___ Data section

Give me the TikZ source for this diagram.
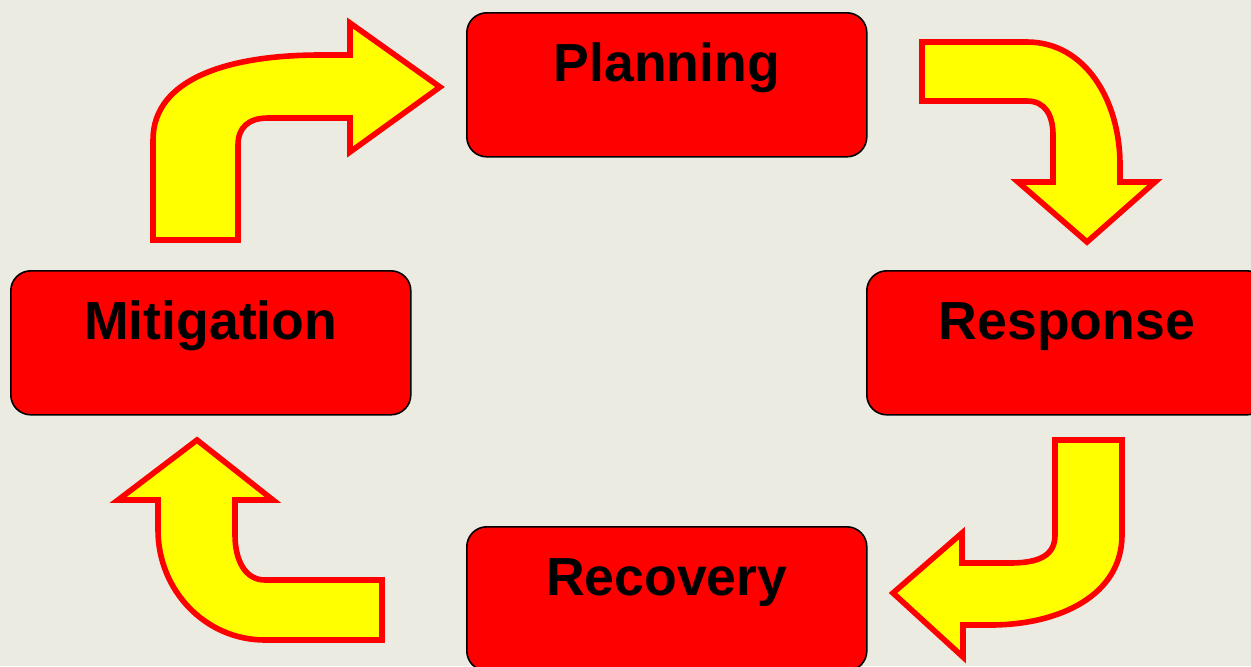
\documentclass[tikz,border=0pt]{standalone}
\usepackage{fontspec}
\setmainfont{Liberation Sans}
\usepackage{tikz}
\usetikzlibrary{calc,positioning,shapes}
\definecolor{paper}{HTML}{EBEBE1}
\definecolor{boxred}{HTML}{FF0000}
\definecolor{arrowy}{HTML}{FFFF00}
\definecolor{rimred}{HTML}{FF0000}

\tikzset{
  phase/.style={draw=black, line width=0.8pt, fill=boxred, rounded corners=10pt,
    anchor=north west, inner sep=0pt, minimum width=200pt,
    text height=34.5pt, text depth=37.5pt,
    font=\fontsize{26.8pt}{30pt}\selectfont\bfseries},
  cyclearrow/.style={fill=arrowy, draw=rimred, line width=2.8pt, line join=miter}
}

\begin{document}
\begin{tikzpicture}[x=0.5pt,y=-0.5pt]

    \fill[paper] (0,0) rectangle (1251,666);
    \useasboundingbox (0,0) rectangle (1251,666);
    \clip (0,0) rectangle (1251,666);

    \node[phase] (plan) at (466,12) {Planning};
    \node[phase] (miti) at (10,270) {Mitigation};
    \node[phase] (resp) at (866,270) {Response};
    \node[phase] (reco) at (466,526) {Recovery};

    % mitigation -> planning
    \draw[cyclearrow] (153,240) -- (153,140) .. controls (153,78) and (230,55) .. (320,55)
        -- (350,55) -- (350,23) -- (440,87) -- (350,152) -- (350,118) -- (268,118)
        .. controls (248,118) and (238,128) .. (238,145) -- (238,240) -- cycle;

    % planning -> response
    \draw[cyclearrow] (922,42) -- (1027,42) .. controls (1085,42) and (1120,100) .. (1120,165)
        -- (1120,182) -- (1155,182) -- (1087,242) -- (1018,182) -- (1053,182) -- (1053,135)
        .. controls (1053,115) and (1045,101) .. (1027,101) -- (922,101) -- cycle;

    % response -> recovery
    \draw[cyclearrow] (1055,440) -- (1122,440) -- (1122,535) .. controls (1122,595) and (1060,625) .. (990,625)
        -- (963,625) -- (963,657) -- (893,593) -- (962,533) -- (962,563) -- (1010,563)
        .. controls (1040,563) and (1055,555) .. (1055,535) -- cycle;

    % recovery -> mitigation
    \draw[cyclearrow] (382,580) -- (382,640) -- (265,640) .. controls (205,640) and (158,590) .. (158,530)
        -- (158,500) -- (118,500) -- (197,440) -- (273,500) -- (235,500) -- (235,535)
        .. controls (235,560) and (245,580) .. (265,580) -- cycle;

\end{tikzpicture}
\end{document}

______

Goal> Omit the pictures and reproduce the listing exactly.

Response for this exercise>
Give me the TikZ source for this diagram.
\documentclass[tikz,border=0pt]{standalone}
\usepackage{fontspec}
\setmainfont{Liberation Sans}
\usepackage{tikz}
\usetikzlibrary{calc,positioning,shapes}
\definecolor{paper}{HTML}{EBEBE1}
\definecolor{boxred}{HTML}{FF0000}
\definecolor{arrowy}{HTML}{FFFF00}
\definecolor{rimred}{HTML}{FF0000}

\tikzset{
  phase/.style={draw=black, line width=0.8pt, fill=boxred, rounded corners=10pt,
    anchor=north west, inner sep=0pt, minimum width=200pt,
    text height=34.5pt, text depth=37.5pt,
    font=\fontsize{26.8pt}{30pt}\selectfont\bfseries},
  cyclearrow/.style={fill=arrowy, draw=rimred, line width=2.8pt, line join=miter}
}

\begin{document}
\begin{tikzpicture}[x=0.5pt,y=-0.5pt]

    \fill[paper] (0,0) rectangle (1251,666);
    \useasboundingbox (0,0) rectangle (1251,666);
    \clip (0,0) rectangle (1251,666);

    \node[phase] (plan) at (466,12) {Planning};
    \node[phase] (miti) at (10,270) {Mitigation};
    \node[phase] (resp) at (866,270) {Response};
    \node[phase] (reco) at (466,526) {Recovery};

    % mitigation -> planning
    \draw[cyclearrow] (153,240) -- (153,140) .. controls (153,78) and (230,55) .. (320,55)
        -- (350,55) -- (350,23) -- (440,87) -- (350,152) -- (350,118) -- (268,118)
        .. controls (248,118) and (238,128) .. (238,145) -- (238,240) -- cycle;

    % planning -> response
    \draw[cyclearrow] (922,42) -- (1027,42) .. controls (1085,42) and (1120,100) .. (1120,165)
        -- (1120,182) -- (1155,182) -- (1087,242) -- (1018,182) -- (1053,182) -- (1053,135)
        .. controls (1053,115) and (1045,101) .. (1027,101) -- (922,101) -- cycle;

    % response -> recovery
    \draw[cyclearrow] (1055,440) -- (1122,440) -- (1122,535) .. controls (1122,595) and (1060,625) .. (990,625)
        -- (963,625) -- (963,657) -- (893,593) -- (962,533) -- (962,563) -- (1010,563)
        .. controls (1040,563) and (1055,555) .. (1055,535) -- cycle;

    % recovery -> mitigation
    \draw[cyclearrow] (382,580) -- (382,640) -- (265,640) .. controls (205,640) and (158,590) .. (158,530)
        -- (158,500) -- (118,500) -- (197,440) -- (273,500) -- (235,500) -- (235,535)
        .. controls (235,560) and (245,580) .. (265,580) -- cycle;

\end{tikzpicture}
\end{document}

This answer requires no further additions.